• **RAW DATA**
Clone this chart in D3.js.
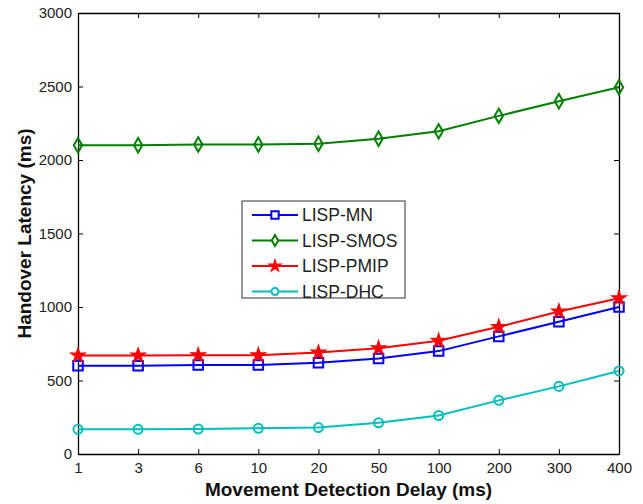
<!DOCTYPE html>
<html>
<head>
<meta charset="utf-8">
<script src="https://cdn.jsdelivr.net/npm/d3@7"></script>
<style>
  body { margin: 0; background: #fff; }
  text { font-family: "Liberation Sans", Arial, sans-serif; }
</style>
</head>
<body>
<div class="canva"></div>
<script>
// data
const delays = ['1', '3', '6', '10', '20', '50', '100', '200', '300', '400'];
const lispMN   = [600, 600, 605, 605, 620, 650, 700, 800, 900, 1000];
const lispSMOS = [2100, 2100, 2105, 2105, 2110, 2145, 2195, 2300, 2400, 2495];
const lispPMIP = [670, 670, 672, 672, 690, 720, 770, 865, 970, 1060];
const lispDHC  = [168, 168, 170, 175, 180, 212, 262, 365, 460, 565];
const yTicks = [0, 500, 1000, 1500, 2000, 2500, 3000];

const series = [
  {name: 'LISP-MN',   values: lispMN,   color: '#0000ff', sym: d3.symbolSquare,  size: 90, fill: 'none'},
  {name: 'LISP-SMOS', values: lispSMOS, color: '#008000', sym: d3.symbolDiamond, size: 60, fill: 'none'},
  {name: 'LISP-PMIP', values: lispPMIP, color: '#ff0000', sym: d3.symbolStar,    size: 45, fill: '#ff0000'},
  {name: 'LISP-DHC',  values: lispDHC,  color: '#00bfbf', sym: d3.symbolCircle,  size: 64, fill: 'none'}
];

const W = 643, H = 504;
const margin = {top: 13, right: 24, bottom: 50, left: 78};

const svg = d3.select('.canva').append('svg')
    .attr('width', W)
    .attr('height', H);

const x = d3.scalePoint()
    .domain(delays)
    .range([margin.left, W - margin.right]);

const y = d3.scaleLinear()
    .domain([0, 3000])
    .range([H - margin.bottom, margin.top]);

// axes (ticks pointing inward, like matlab)
const xAxis = svg.append('g')
    .attr('transform', `translate(0, ${H - margin.bottom})`)
    .call(d3.axisBottom(x).tickSizeInner(-5).tickSizeOuter(0).tickPadding(8));

const xTop = svg.append('g')
    .attr('transform', `translate(0, ${margin.top})`)
    .call(d3.axisTop(x).tickSizeInner(-5).tickSizeOuter(0).tickFormat(''));

const yAxis = svg.append('g')
    .attr('transform', `translate(${margin.left}, 0)`)
    .call(d3.axisLeft(y).tickValues(yTicks).tickFormat(d3.format('d'))
      .tickSizeInner(-5).tickSizeOuter(0).tickPadding(6));

const yRight = svg.append('g')
    .attr('transform', `translate(${W - margin.right}, 0)`)
    .call(d3.axisRight(y).tickValues(yTicks).tickSizeInner(-5).tickSizeOuter(0).tickFormat(''));

[xAxis, xTop, yAxis, yRight].forEach(g => {
  g.selectAll('path').attr('stroke', '#000').attr('stroke-width', 1.3);
  g.selectAll('line').attr('stroke', '#000');
  g.selectAll('text')
    .attr('fill', '#222')
    .style('font-size', '15px')
    .style('font-family', '"Liberation Sans", Arial, sans-serif');
});

// lines + markers
const line = d3.line()
    .x((d, i) => x(delays[i]))
    .y(d => y(d));

series.forEach(s => {
  svg.append('path')
    .datum(s.values)
    .attr('fill', 'none')
    .attr('stroke', s.color)
    .attr('stroke-width', 2)
    .attr('d', line);

  svg.selectAll(null)
    .data(s.values)
    .enter().append('path')
    .attr('d', d3.symbol().type(s.sym).size(s.size))
    .attr('transform', (d, i) => `translate(${x(delays[i])}, ${y(d)})`)
    .attr('fill', s.fill)
    .attr('stroke', s.color)
    .attr('stroke-width', 2);
});

// axis titles
svg.append('text')
    .attr('x', (margin.left + W - margin.right) / 2)
    .attr('y', 496)
    .attr('text-anchor', 'middle')
    .style('font-size', '19px')
    .style('font-weight', 'bold')
    .attr('fill', '#111')
    .text('Movement Detection Delay (ms)');

svg.append('text')
    .attr('transform', `translate(31, ${(margin.top + H - margin.bottom) / 2}) rotate(-90)`)
    .attr('text-anchor', 'middle')
    .style('font-size', '19px')
    .style('font-weight', 'bold')
    .attr('fill', '#111')
    .text('Handover Latency (ms)');

// legend
const legend = svg.append('g')
    .attr('transform', 'translate(242, 201)');

legend.append('rect')
    .attr('width', 163)
    .attr('height', 97)
    .attr('fill', '#fff')
    .attr('stroke', '#333')
    .attr('stroke-width', 1);

series.forEach((s, i) => {
  const row = legend.append('g')
      .attr('transform', `translate(0, ${14 + i * 25.5})`);
  row.append('line')
    .attr('x1', 10).attr('x2', 56)
    .attr('stroke', s.color)
    .attr('stroke-width', 2);
  row.append('path')
    .attr('d', d3.symbol().type(s.sym).size(s.size * 0.6))
    .attr('transform', 'translate(33, 0)')
    .attr('fill', s.fill === 'none' ? '#fff' : s.fill)
    .attr('stroke', s.color)
    .attr('stroke-width', 2);
  row.append('text')
    .attr('x', 60)
    .attr('dy', '0.35em')
    .style('font-size', '17.5px')
    .attr('fill', '#222')
    .text(s.name);
});
</script>
</body>
</html>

• **SHORT TASK**
Return each line of the data, keeping its wording exact and omitting pictures.

• **CORRECT ANSWER**
Clone this chart in D3.js.
<!DOCTYPE html>
<html>
<head>
<meta charset="utf-8">
<script src="https://cdn.jsdelivr.net/npm/d3@7"></script>
<style>
  body { margin: 0; background: #fff; }
  text { font-family: "Liberation Sans", Arial, sans-serif; }
</style>
</head>
<body>
<div class="canva"></div>
<script>
// data
const delays = ['1', '3', '6', '10', '20', '50', '100', '200', '300', '400'];
const lispMN   = [600, 600, 605, 605, 620, 650, 700, 800, 900, 1000];
const lispSMOS = [2100, 2100, 2105, 2105, 2110, 2145, 2195, 2300, 2400, 2495];
const lispPMIP = [670, 670, 672, 672, 690, 720, 770, 865, 970, 1060];
const lispDHC  = [168, 168, 170, 175, 180, 212, 262, 365, 460, 565];
const yTicks = [0, 500, 1000, 1500, 2000, 2500, 3000];

const series = [
  {name: 'LISP-MN',   values: lispMN,   color: '#0000ff', sym: d3.symbolSquare,  size: 90, fill: 'none'},
  {name: 'LISP-SMOS', values: lispSMOS, color: '#008000', sym: d3.symbolDiamond, size: 60, fill: 'none'},
  {name: 'LISP-PMIP', values: lispPMIP, color: '#ff0000', sym: d3.symbolStar,    size: 45, fill: '#ff0000'},
  {name: 'LISP-DHC',  values: lispDHC,  color: '#00bfbf', sym: d3.symbolCircle,  size: 64, fill: 'none'}
];

const W = 643, H = 504;
const margin = {top: 13, right: 24, bottom: 50, left: 78};

const svg = d3.select('.canva').append('svg')
    .attr('width', W)
    .attr('height', H);

const x = d3.scalePoint()
    .domain(delays)
    .range([margin.left, W - margin.right]);

const y = d3.scaleLinear()
    .domain([0, 3000])
    .range([H - margin.bottom, margin.top]);

// axes (ticks pointing inward, like matlab)
const xAxis = svg.append('g')
    .attr('transform', `translate(0, ${H - margin.bottom})`)
    .call(d3.axisBottom(x).tickSizeInner(-5).tickSizeOuter(0).tickPadding(8));

const xTop = svg.append('g')
    .attr('transform', `translate(0, ${margin.top})`)
    .call(d3.axisTop(x).tickSizeInner(-5).tickSizeOuter(0).tickFormat(''));

const yAxis = svg.append('g')
    .attr('transform', `translate(${margin.left}, 0)`)
    .call(d3.axisLeft(y).tickValues(yTicks).tickFormat(d3.format('d'))
      .tickSizeInner(-5).tickSizeOuter(0).tickPadding(6));

const yRight = svg.append('g')
    .attr('transform', `translate(${W - margin.right}, 0)`)
    .call(d3.axisRight(y).tickValues(yTicks).tickSizeInner(-5).tickSizeOuter(0).tickFormat(''));

[xAxis, xTop, yAxis, yRight].forEach(g => {
  g.selectAll('path').attr('stroke', '#000').attr('stroke-width', 1.3);
  g.selectAll('line').attr('stroke', '#000');
  g.selectAll('text')
    .attr('fill', '#222')
    .style('font-size', '15px')
    .style('font-family', '"Liberation Sans", Arial, sans-serif');
});

// lines + markers
const line = d3.line()
    .x((d, i) => x(delays[i]))
    .y(d => y(d));

series.forEach(s => {
  svg.append('path')
    .datum(s.values)
    .attr('fill', 'none')
    .attr('stroke', s.color)
    .attr('stroke-width', 2)
    .attr('d', line);

  svg.selectAll(null)
    .data(s.values)
    .enter().append('path')
    .attr('d', d3.symbol().type(s.sym).size(s.size))
    .attr('transform', (d, i) => `translate(${x(delays[i])}, ${y(d)})`)
    .attr('fill', s.fill)
    .attr('stroke', s.color)
    .attr('stroke-width', 2);
});

// axis titles
svg.append('text')
    .attr('x', (margin.left + W - margin.right) / 2)
    .attr('y', 496)
    .attr('text-anchor', 'middle')
    .style('font-size', '19px')
    .style('font-weight', 'bold')
    .attr('fill', '#111')
    .text('Movement Detection Delay (ms)');

svg.append('text')
    .attr('transform', `translate(31, ${(margin.top + H - margin.bottom) / 2}) rotate(-90)`)
    .attr('text-anchor', 'middle')
    .style('font-size', '19px')
    .style('font-weight', 'bold')
    .attr('fill', '#111')
    .text('Handover Latency (ms)');

// legend
const legend = svg.append('g')
    .attr('transform', 'translate(242, 201)');

legend.append('rect')
    .attr('width', 163)
    .attr('height', 97)
    .attr('fill', '#fff')
    .attr('stroke', '#333')
    .attr('stroke-width', 1);

series.forEach((s, i) => {
  const row = legend.append('g')
      .attr('transform', `translate(0, ${14 + i * 25.5})`);
  row.append('line')
    .attr('x1', 10).attr('x2', 56)
    .attr('stroke', s.color)
    .attr('stroke-width', 2);
  row.append('path')
    .attr('d', d3.symbol().type(s.sym).size(s.size * 0.6))
    .attr('transform', 'translate(33, 0)')
    .attr('fill', s.fill === 'none' ? '#fff' : s.fill)
    .attr('stroke', s.color)
    .attr('stroke-width', 2);
  row.append('text')
    .attr('x', 60)
    .attr('dy', '0.35em')
    .style('font-size', '17.5px')
    .attr('fill', '#222')
    .text(s.name);
});
</script>
</body>
</html>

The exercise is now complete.